Ice sport facility in Perth, Western Australia

The Perth Ice Arena (also known as Perth Ice Arena Center) is an ice sports and public skate center, built in 2009 and located in the suburb of Malaga, in Perth Western Australia. The arena serves as the home ice rink for the Perth Thunder in the Australian Ice Hockey League , West Coast Ice Hockey Club and Northern Ice Hockey Club who compete in WA state leagues.

== Events ==

Perth Ice Arena regularly hosts figure skating (including academy), ice hockey, functions (including birthday parties, social clubs, bucks and hens nights and youth groups), disco nights and general public sessions.

Since 2012, the arena has annually hosted fourteen regular season Australian Ice Hockey League (AIHL) matches involving Perth Thunder between the months of April and August.

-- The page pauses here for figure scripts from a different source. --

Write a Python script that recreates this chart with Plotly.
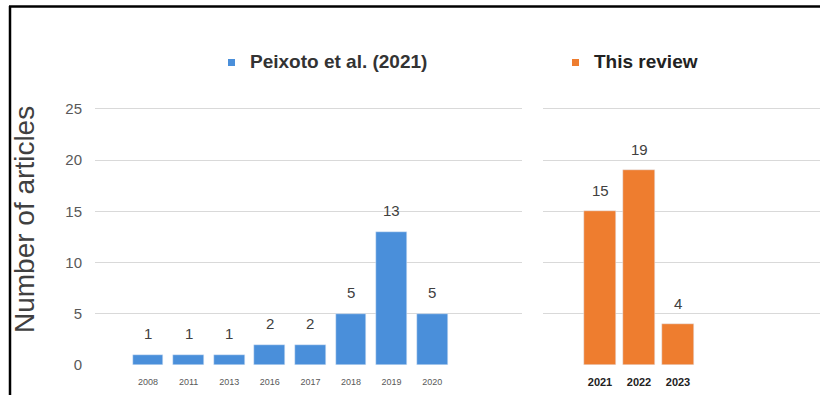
import plotly.graph_objects as go

# Article counts per publication year
prev_years = ["2008", "2011", "2013", "2016", "2017", "2018", "2019", "2020"]
prev_counts = [1, 1, 1, 2, 2, 5, 13, 5]
new_years = ["2021", "2022", "2023"]
new_counts = [15, 19, 4]
series_names = ["Peixoto et al. (2021)", "This review"]
y_ticks = [0, 5, 10, 15, 20, 25]

W, H = 820, 395
BOTTOM = 30                      # bottom margin in px
PLOT_H = H - BOTTOM              # height of the plotting area in px
PX_PER_UNIT = 10.25              # vertical scale

BLUE = "#4A8FDA"
ORANGE = "#EE7D2F"
GRID = "#D9D9D9"
TXT = "#404040"


def px_x(px):
    return px / W


def px_y(py):
    return (PLOT_H - py) / PLOT_H


fig = go.Figure()

fig.add_trace(go.Bar(x=prev_years, y=prev_counts, marker_color=BLUE, width=0.76,
                     xaxis="x", yaxis="y", showlegend=False, hoverinfo="x+y"))
fig.add_trace(go.Bar(x=new_years, y=new_counts, marker_color=ORANGE, width=0.82,
                     xaxis="x2", yaxis="y2", showlegend=False, hoverinfo="x+y"))

annotations = []
# value labels above the bars (category axes are addressed by index)
for yrs, vals, xr, yr in [(prev_years, prev_counts, "x", "y"), (new_years, new_counts, "x2", "y2")]:
    for i, v in enumerate(vals):
        annotations.append(dict(x=i, y=v, xref=xr, yref=yr, text=str(v), showarrow=False,
                                yshift=21, font=dict(family="Liberation Sans", size=15, color=TXT)))

# y axis title
annotations.append(dict(x=px_x(24), y=px_y(220), xref="paper", yref="paper",
                        text="Number of articles", textangle=-90, showarrow=False,
                        xanchor="center", yanchor="middle",
                        font=dict(family="Liberation Sans", size=28, color=TXT)))

# series keys
annotations.append(dict(x=px_x(248), y=px_y(62), xref="paper", yref="paper",
                        text="<b>%s</b>" % series_names[0], showarrow=False,
                        xanchor="left", yanchor="middle",
                        font=dict(family="Liberation Sans", size=19, color="#333333")))
annotations.append(dict(x=px_x(592), y=px_y(62), xref="paper", yref="paper",
                        text="<b>%s</b>" % series_names[1], showarrow=False,
                        xanchor="left", yanchor="middle",
                        font=dict(family="Liberation Sans", size=19, color="#222222")))

shapes = [
    # key squares
    dict(type="rect", xref="paper", yref="paper", x0=px_x(228), x1=px_x(235),
         y0=px_y(66), y1=px_y(59), fillcolor=BLUE, line=dict(width=0)),
    dict(type="rect", xref="paper", yref="paper", x0=px_x(572), x1=px_x(579),
         y0=px_y(66), y1=px_y(59), fillcolor=ORANGE, line=dict(width=0)),
    # frame lines
    dict(type="line", xref="paper", yref="paper", x0=px_x(9), x1=1.0,
         y0=px_y(6.5), y1=px_y(6.5), line=dict(color="black", width=2.5)),
    dict(type="line", xref="paper", yref="paper", x0=px_x(10), x1=px_x(10),
         y0=px_y(6), y1=px_y(H + 2), line=dict(color="black", width=2.5)),
]

y_top = PLOT_H / PX_PER_UNIT
left_x0, left_x1 = 95, 522
right_x0, right_x1 = 543, 820
sp_l, c0_l = 40.6, 148
sp_r, c0_r = 39.0, 600

fig.update_layout(
    width=W, height=H,
    margin=dict(l=0, r=0, t=0, b=BOTTOM),
    paper_bgcolor="white", plot_bgcolor="white",
    xaxis=dict(domain=[px_x(left_x0), px_x(left_x1)], type="category",
               range=[(left_x0 - c0_l) / sp_l, (left_x1 - c0_l) / sp_l],
               showgrid=False, showline=False, zeroline=False, ticks="",
               tickfont=dict(family="Liberation Sans", size=9, color="#595959"),
               anchor="y", ticklabelstandoff=10),
    yaxis=dict(domain=[0, 1], range=[0, y_top], tickvals=y_ticks,
               showgrid=True, gridcolor=GRID, gridwidth=1, zeroline=False,
               showline=False, ticks="", ticklabelstandoff=12,
               tickfont=dict(family="Liberation Sans", size=15, color="#595959"),
               anchor="x"),
    xaxis2=dict(domain=[px_x(right_x0), px_x(right_x1)], type="category",
                range=[(right_x0 - c0_r) / sp_r, (right_x1 - c0_r) / sp_r],
                showgrid=False, showline=False, zeroline=False, ticks="",
                tickfont=dict(family="Liberation Sans", size=11, color="#222222", weight="bold"),
                anchor="y2", ticklabelstandoff=9),
    yaxis2=dict(domain=[0, 1], range=[0, y_top], tickvals=y_ticks,
                showgrid=True, gridcolor=GRID, gridwidth=1, zeroline=False,
                showline=False, ticks="", showticklabels=False, anchor="x2"),
    annotations=annotations,
    shapes=shapes,
    bargap=0,
)

fig.write_html("out.html")
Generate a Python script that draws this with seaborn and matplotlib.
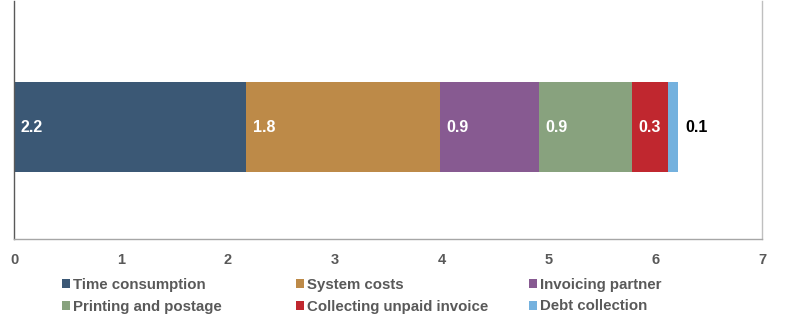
import matplotlib
matplotlib.use("Agg")
import matplotlib.pyplot as plt
import seaborn as sns
from matplotlib.patches import Patch

categories = ["Time consumption", "System costs", "Invoicing partner",
              "Printing and postage", "Collecting unpaid invoice", "Debt collection"]
values = [2.17, 1.81, 0.93, 0.87, 0.34, 0.09]
labels = ["2.2", "1.8", "0.9", "0.9", "0.3", "0.1"]
colors = ["#3B5875", "#BD8A48", "#875A91", "#88A27E", "#C0272F", "#74B1DE"]
xticks = [0, 1, 2, 3, 4, 5, 6, 7]

sns.set_theme(style="white")
plt.rcParams['font.family'] = ['Liberation Sans', 'DejaVu Sans']

fig = plt.figure(figsize=(7.97, 3.29), dpi=100)
ax = fig.add_axes([14.3/797, 1 - 238.7/329, 748/797, 238/329])

left = 0.0
for cat, v, lab, c in zip(categories, values, labels, colors):
    ax.barh(0, v, left=left, height=0.378, color=c, label=cat, linewidth=0)
    if v > 0.2:
        ax.text(left + 0.06, -0.005, lab, color="white", fontsize=11.5, fontweight="bold",
                va="center", ha="left")
    else:
        ax.text(left + v + 0.07, -0.005, lab, color="black", fontsize=11.5, fontweight="bold",
                va="center", ha="left")
    left += v

ax.set_xlim(0, 7)
ax.set_ylim(-0.471, 0.529)
ax.set_xticks(xticks)
ax.set_xticklabels([str(t) for t in xticks], fontsize=10.5, fontweight="bold", color="#595959")
ax.set_yticks([])
ax.tick_params(axis="x", length=0, pad=10)
ax.spines["top"].set_visible(False)
ax.spines["left"].set_color("#595959")
ax.spines["right"].set_color("#BFBFBF")
ax.spines["bottom"].set_color("#A6A6A6")
for s in ["left", "right", "bottom"]:
    ax.spines[s].set_linewidth(1)

# three legend columns, row-major order as in the reference
col_x = [62, 296, 529]
for ci in range(3):
    idx = [ci, ci + 3]
    handles = [Patch(facecolor=colors[i], edgecolor="none") for i in idx]
    leg = fig.legend(handles, [categories[i] for i in idx], loc="upper left",
                     bbox_to_anchor=(col_x[ci]/797, 1 - 278/329), frameon=False,
                     handlelength=0.53, handleheight=0.53, handletextpad=0.2,
                     labelspacing=0.5, borderpad=0, borderaxespad=0,
                     prop={"family": ["Liberation Sans", "DejaVu Sans"],
                           "weight": "bold", "size": 10.8})
    for t in leg.get_texts():
        t.set_color("#595959")

fig.savefig("out.png", dpi=100)
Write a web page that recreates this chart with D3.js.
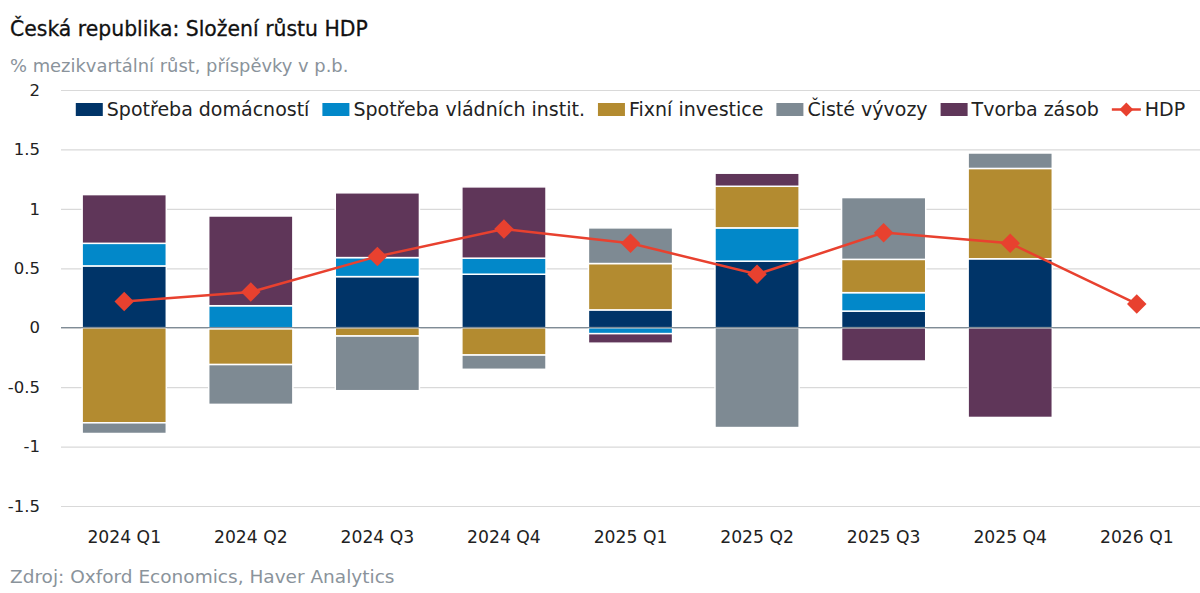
<!DOCTYPE html>
<html>
<head>
<meta charset="utf-8">
<script src="https://cdn.jsdelivr.net/npm/d3@7"></script>
<style>
  body { margin: 0; background: #fff; }
  svg text { font-family: "DejaVu Sans", "Noto Sans", sans-serif; }
</style>
</head>
<body>
<div id="chart"></div>
<script>
// data
var quarters = ["2024 Q1", "2024 Q2", "2024 Q3", "2024 Q4", "2025 Q1", "2025 Q2", "2025 Q3", "2025 Q4", "2026 Q1"];
var household = [0.52, -0.01, 0.43, 0.45, 0.15, 0.56, 0.14, 0.58, 0];
var government = [0.19, 0.185, 0.16, 0.135, -0.05, 0.28, 0.155, 0, 0];
var investment = [-0.80, -0.30, -0.07, -0.23, 0.39, 0.35, 0.28, 0.76, 0];
var netExports = [-0.09, -0.335, -0.46, -0.12, 0.30, -0.84, 0.52, 0.13, 0];
var inventories = [0.41, 0.755, 0.545, 0.60, -0.08, 0.11, -0.28, -0.755, 0];
var gdp = [0.22, 0.30, 0.60, 0.83, 0.71, 0.45, 0.80, 0.71, 0.20];
var yTicks = [-1.5, -1, -0.5, 0, 0.5, 1, 1.5, 2];

var seriesNames = ["Spotřeba domácností", "Spotřeba vládních instit.", "Fixní investice", "Čisté vývozy", "Tvorba zásob"];
var seriesColors = ["#003468", "#0288c9", "#b38b30", "#7e8a93", "#5f3659"];
var gdpName = "HDP";
var gdpColor = "#e8412f";

var width = 1200, height = 593;
var margin = {top: 90, right: 0, bottom: 87, left: 61};

var svg = d3.select("#chart").append("svg")
  .attr("width", width)
  .attr("height", height);

var rows = quarters.map(function (q, i) {
  return {q: q, s0: household[i], s1: government[i], s2: investment[i], s3: netExports[i], s4: inventories[i]};
});
var keys = ["s0", "s1", "s2", "s3", "s4"];
var stacked = d3.stack().keys(keys).offset(d3.stackOffsetDiverging)(rows);

var x = d3.scaleBand()
  .domain(quarters)
  .range([margin.left, width - margin.right])
  .paddingInner(0.335)
  .paddingOuter(0.167);

var y = d3.scaleLinear()
  .domain([-1.5, 2])
  .range([506, 90]);

// title block
svg.append("text")
  .attr("x", 10).attr("y", 36)
  .style("font-size", "20.4px")
  .attr("fill", "#111")
  .attr("stroke", "#111").attr("stroke-width", 0.3)
  .text("Česká republika: Složení růstu HDP");

svg.append("text")
  .attr("x", 10).attr("y", 72)
  .style("font-size", "17.9px")
  .attr("fill", "#8a939b")
  .text("% mezikvartální růst, příspěvky v p.b.");

svg.append("text")
  .attr("x", 10).attr("y", 583)
  .style("font-size", "18.5px")
  .attr("fill", "#8a939b")
  .text("Zdroj: Oxford Economics, Haver Analytics");

// grid
var yAxis = d3.axisLeft(y)
  .tickValues(yTicks)
  .tickSize(-(width - margin.left - margin.right))
  .tickPadding(21)
  .tickFormat(function (d) { return String(d); });

var gy = svg.append("g")
  .attr("transform", "translate(" + margin.left + ",0)")
  .call(yAxis);
gy.select(".domain").remove();
gy.selectAll(".tick line").attr("stroke", "#d9d9d9").attr("stroke-width", 1.2);
gy.selectAll(".tick text")
  .attr("fill", "#222")
  .style("font-size", "16.5px")
  .style("font-family", "'DejaVu Sans', sans-serif");

// bars
svg.append("g").selectAll("g")
  .data(stacked)
  .join("g")
    .attr("fill", function (d, i) { return seriesColors[i]; })
  .selectAll("rect")
  .data(function (d) { return d; })
  .join("rect")
    .filter(function (d) { return d[1] - d[0] !== 0; })
    .attr("x", function (d) { return x(d.data.q); })
    .attr("width", x.bandwidth())
    .attr("y", function (d) { return y(d[1]); })
    .attr("height", function (d) { return y(d[0]) - y(d[1]); })
    .attr("stroke", "#fff")
    .attr("stroke-width", 1.5);

// zero line
svg.append("line")
  .attr("x1", margin.left).attr("x2", width - margin.right)
  .attr("y1", y(0)).attr("y2", y(0))
  .attr("stroke", "#7f8c96")
  .attr("stroke-width", 1.3);

// x axis labels
var xAxis = d3.axisBottom(x).tickSize(0).tickPadding(0);
var gx = svg.append("g")
  .attr("transform", "translate(0,543)")
  .call(xAxis);
gx.select(".domain").remove();
gx.selectAll(".tick text")
  .attr("fill", "#222")
  .attr("y", 0)
  .attr("dy", 0)
  .style("font-size", "17.2px")
  .style("font-family", "'DejaVu Sans', sans-serif");

// GDP line
var cx = function (d, i) { return x(quarters[i]) + x.bandwidth() / 2; };
svg.append("path")
  .datum(gdp)
  .attr("fill", "none")
  .attr("stroke", gdpColor)
  .attr("stroke-width", 2.5)
  .attr("d", d3.line().x(cx).y(function (d) { return y(d); }));

var diamond = d3.symbol().type(d3.symbolSquare).size(190);
svg.append("g").selectAll("path")
  .data(gdp)
  .join("path")
    .attr("d", diamond)
    .attr("fill", gdpColor)
    .attr("transform", function (d, i) {
      return "translate(" + cx(d, i) + "," + y(d) + ") rotate(45)";
    });

// legend, centered above the plot
var legend = svg.append("g");
var items = seriesNames.map(function (n, i) { return {name: n, color: seriesColors[i], line: false}; });
items.push({name: gdpName, color: gdpColor, line: true});

var pos = 0;
var swW = 27, gap = 4, itemGap = 13;
items.forEach(function (it) {
  var g = legend.append("g").attr("transform", "translate(" + pos + ",0)");
  if (it.line) {
    g.append("line").attr("x1", 0).attr("x2", swW + 2).attr("y1", 0).attr("y2", 0)
      .attr("stroke", it.color).attr("stroke-width", 2.5);
    g.append("path").attr("d", d3.symbol().type(d3.symbolSquare).size(95))
      .attr("fill", it.color)
      .attr("transform", "translate(" + (swW / 2 + 1) + ",0) rotate(45)");
  } else {
    g.append("rect").attr("x", 0).attr("y", -6.5).attr("width", swW).attr("height", 13)
      .attr("fill", it.color);
  }
  var t = g.append("text")
    .attr("x", swW + gap + (it.line ? 2 : 0))
    .attr("y", 6.5)
    .style("font-size", "19px")
    .attr("fill", "#222")
    .text(it.name);
  pos += swW + gap + (it.line ? 2 : 0) + t.node().getComputedTextLength() + itemGap;
});
pos -= itemGap;
var plotMid = (margin.left + width - margin.right) / 2;
legend.attr("transform", "translate(" + (plotMid - pos / 2) + ",109.5)");
</script>
</body>
</html>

The Perth Ice Arena in 2016 played host to one of the USA vs Canada Ice Hockey Classic exhibition matches. Team Canada defeated Team USA 6-5 in a shootout in game two. The series has been running since 2015 and has brought a number of current and past NHL players and coaches along with a host of AHL and ECHL players to Australia and New Zealand during that time. Players and coaches donate their time to raise money for the STOP CONCUSSIONS Foundation and awareness of the sport of ice hockey to Australia and New Zealand.